The result should be all "[a-z]{3,}" concatenated by spaces. However, you can use substitution only.
Or in Python: Find a regex such that
re.sub(regex, " ", text) == " ".join(re.findall("[a-z]{3,}", text))
Here is some test cases
import re
solution_regex="..."
for test_str in ["aaa aa aaa aa",
"aaa aa11",
"11aaa11 11aa11",
"aa aa1aa aaaa"
]:
expected_str = " ".join(re.findall("[a-z]{3,}", test_str))
print(test_str, "->", expected_str)
if re.sub(solution_regex, " ", test_str)!=expected_str:
print("ERROR")
->
aaa aa aaa aa -> aaa aaa
aaa aa11 -> aaa
11aaa11 11aa11 -> aaa
aa aa1aa aaaa -> aaaa
Note that space is no different than any other symbol.
\b(?:[a-z,A-Z,_]{1,2}|\w*\d+\w*)\b
Explanation:
\b means that the substring you are looking for start and end by border of word
(?: ) - non captured group
\w*\d+\w* Any word that contains at least one digit and consists of digits, '_' and letters
Here you can see the test.
You can use the regex
(\s\b(\d*[a-z]\d*){1,2}\b)|(\s\b\d+\b)
and replace with an empty string, here is a python code for the same
import re
regex = r"(\s\b(\d*[a-z]\d*){1,2}\b)|(\s\b\d+\b)"
test_str = "abcd abc ad1r ab a11b a1 11a 1111 1111abcd a1b2c3d"
subst = ""
# You can manually specify the number of replacements by changing the 4th argument
result = re.sub(regex, subst, test_str, 0)
if result:
print (result)
here is a demo
In Autoit this works for me
#include <Array.au3>
$a = StringRegExp('abc de1 fgh ij 234234324 sdfsdfsdf wfwfwe', '(?i)[a-z]{3,}', 3)
ConsoleWrite(_ArrayToString($a, ' ') & #CRLF)

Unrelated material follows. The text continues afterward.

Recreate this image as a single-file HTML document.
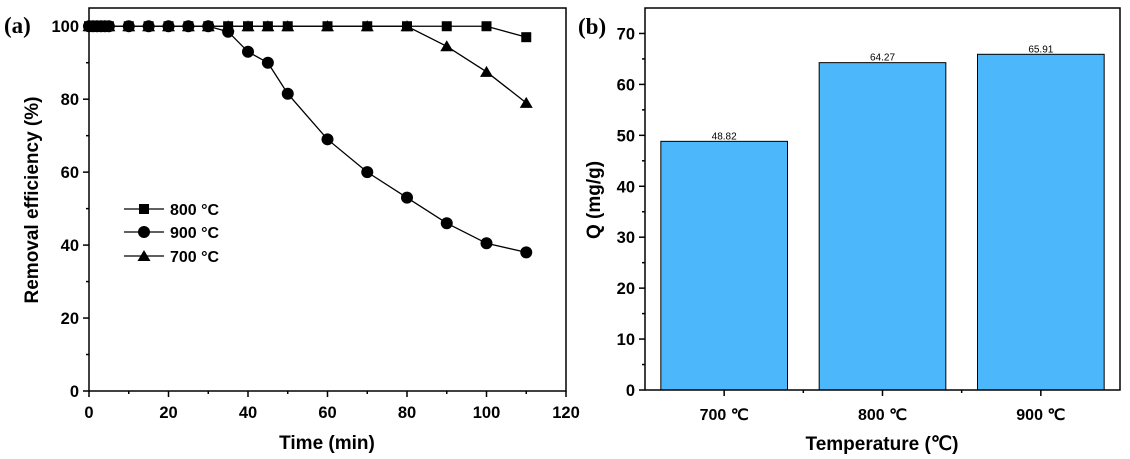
<!DOCTYPE html>
<html><head><meta charset="utf-8"><style>
html,body{margin:0;padding:0;background:#fff;}
svg{display:block;font-family:"Liberation Sans",Arial,sans-serif;}
</style></head><body>
<svg id="chart" width="1130" height="459" viewBox="0 0 1130 459" xmlns="http://www.w3.org/2000/svg"></svg>
<script>
// Panel (a) data
const timeX = [0,1,2,3,4,5,10,15,20,25,30,35,40,45,50,60,70,80,90,100,110];
const eff800 = [100,100,100,100,100,100,100,100,100,100,100,100,100,100,100,100,100,100,100,100,97];
const eff900 = [100,100,100,100,100,100,100,100,100,100,100,98.5,93,90,81.5,69,60,53,46,40.5,38];
const eff700 = [100,100,100,100,100,100,100,100,100,100,100,100,100,100,100,100,100,100,94.5,87.5,79];
const xTicksA = [0,20,40,60,80,100,120];
const yTicksA = [0,20,40,60,80,100];
// Panel (b) data
const tempCats = ["700 \u2103","800 \u2103","900 \u2103"];
const qValues = [48.82,64.27,65.91];
const qLabels = ["48.82","64.27","65.91"];
const yTicksB = [0,10,20,30,40,50,60,70];

const NS="http://www.w3.org/2000/svg";
const svg=document.getElementById('chart');
function mk(tag,attrs,parent,text){const e=document.createElementNS(NS,tag);for(const k in attrs)e.setAttribute(k,attrs[k]);if(text!==undefined)e.textContent=text;(parent||svg).appendChild(e);return e;}

// ---- Panel A ----
const A={l:89,r:566,t:8,b:391};
const ax=v=>A.l+(v-0)/(120-0)*(A.r-A.l);
const ay=v=>A.b-(v-0)/(105)*(A.b-A.t);
const gA=mk('g',{});


const frameA=mk('rect',{x:A.l,y:A.t,width:A.r-A.l,height:A.b-A.t,fill:'none',stroke:'#000','stroke-width':1.5},gA);


for(let v=0;v<=120;v+=10){const major=v%20===0;mk('line',{x1:ax(v),x2:ax(v),y1:A.b,y2:A.b+(major?6:3),stroke:'#000','stroke-width':1.5},gA);}
xTicksA.forEach(v=>{const t=mk('text',{x:ax(v),y:418,'text-anchor':'middle','font-size':16.5,'font-weight':'bold'},gA,String(v));});
for(let v=0;v<=100;v+=10){const major=v%20===0;mk('line',{x1:A.l,x2:A.l-(major?6:3),y1:ay(v),y2:ay(v),stroke:'#000','stroke-width':1.5},gA);}
yTicksA.forEach(v=>{const t=mk('text',{x:79,y:ay(v)+6,'text-anchor':'end','font-size':16.5,'font-weight':'bold'},gA,String(v));});
const xtA=mk('text',{x:327,y:449,'text-anchor':'middle','font-size':19,'font-weight':'bold'},gA,'Time (min)');

const ytA=mk('text',{x:0,y:0,transform:'translate(38,200) rotate(-90)','text-anchor':'middle','font-size':19,'font-weight':'bold'},gA,'Removal efficiency (%)');

const la=mk('text',{x:4,y:33,'font-size':23,'font-weight':'bold','font-family':'"Liberation Serif",serif'},gA,'(a)');


function marker(type,x,y,parent){
  if(type==='sq') return mk('rect',{x:x-5,y:y-5,width:10,height:10,fill:'#000'},parent);
  if(type==='ci') return mk('circle',{cx:x,cy:y,r:6,fill:'#000'},parent);
  return mk('polygon',{points:`${x},${y-6} ${x-6.5},${y+5} ${x+6.5},${y+5}`,fill:'#000'},parent);
}
const series=[{name:'series-800',vals:eff800,m:'sq'},{name:'series-900',vals:eff900,m:'ci'},{name:'series-700',vals:eff700,m:'tr'}];
series.forEach(s=>{
  const g=mk('g',{},gA);
  
  
  mk('polyline',{points:timeX.map((x,i)=>ax(x)+','+ay(s.vals[i])).join(' '),fill:'none',stroke:'#000','stroke-width':1.3},g);
  timeX.forEach((x,i)=>{const p=marker(s.m,ax(x),ay(s.vals[i]),g);});
});
const legend=[['800 \u00B0C','sq',209],['900 \u00B0C','ci',232],['700 \u00B0C','tr',256]];
legend.forEach(l=>{
  const g=mk('g',{},gA);
  
  
  mk('line',{x1:124,x2:164,y1:l[2],y2:l[2],stroke:'#000','stroke-width':1.3},g);
  marker(l[1],144,l[2],g);
  mk('text',{x:170,y:l[2]+6,'font-size':16,'font-weight':'bold'},g,l[0]);
});

// ---- Panel B ----
const B={l:645,r:1120,t:8,b:390};
const bx=i=>B.l+(i+0.5)*(B.r-B.l)/3;
const by=v=>B.b-v/75*(B.b-B.t);
const gB=mk('g',{});


const bw=(B.r-B.l)/3*0.8;
qValues.forEach((v,i)=>{
  const r=mk('rect',{x:bx(i)-bw/2,y:by(v),width:bw,height:B.b-by(v),fill:'#4cb8fb',stroke:'#000','stroke-width':1},gB);
  
  
  const t=mk('text',{x:bx(i),y:by(v)-2,'text-anchor':'middle','font-size':10},gB,qLabels[i]);
  
  
});
const frameB=mk('rect',{x:B.l,y:B.t,width:B.r-B.l,height:B.b-B.t,fill:'none',stroke:'#000','stroke-width':1.5},gB);


for(let v=0;v<=70;v+=5){const major=v%10===0;mk('line',{x1:B.l,x2:B.l-(major?6:3),y1:by(v),y2:by(v),stroke:'#000','stroke-width':1.5},gB);}
yTicksB.forEach(v=>{const t=mk('text',{x:635,y:by(v)+6,'text-anchor':'end','font-size':16.5,'font-weight':'bold'},gB,String(v));});
for(let i=0;i<3;i++){mk('line',{x1:bx(i),x2:bx(i),y1:B.b,y2:B.b+6,stroke:'#000','stroke-width':1.5},gB);}
for(let i=1;i<3;i++){const xx=B.l+i*(B.r-B.l)/3;mk('line',{x1:xx,x2:xx,y1:B.b,y2:B.b+3,stroke:'#000','stroke-width':1.5},gB);}
tempCats.forEach((c,i)=>{const t=mk('text',{x:bx(i),y:420,'text-anchor':'middle','font-size':16,'font-weight':'bold'},gB,c);});
const xtB=mk('text',{x:882,y:450,'text-anchor':'middle','font-size':19,'font-weight':'bold'},gB,'Temperature (\u2103)');

const ytB=mk('text',{x:0,y:0,transform:'translate(600,200) rotate(-90)','text-anchor':'middle','font-size':19,'font-weight':'bold'},gB,'Q (mg/g)');

const lb=mk('text',{x:578,y:34,'font-size':23,'font-weight':'bold','font-family':'"Liberation Serif",serif'},gB,'(b)');

</script>
</body></html>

Result ==> abc fgh sdfsdfsdf wfwfwe
import re
regex = r"(?:^|\s)[^a-z\s]*[a-z]{0,2}[^a-z\s]*(?:\s|$)"
str = "abc de1 fgh ij"
subst = " "
result = re.sub(regex, subst, str)
print (result)
Output:
abc fgh
Explanation:
(?:^|\s) : non capture group, start of string or space
[^a-z\s]* : 0 or more any character that is not letter or space
[a-z]{0,2} : 0, 1 or 2 letters
[^a-z\s]* : 0 or more any character that is not letter or space
(?:\s|$) : non capture group, space or end of string
With the other ideas posted here, I came up with an answer. I can't believe I missed that:
([^a-z]+|(?<![a-z])[a-z]{1,2}(?![a-z]))+
https://regex101.com/r/IIxkki/2
Match either non-letters, or up to two letters bounded by non-letters.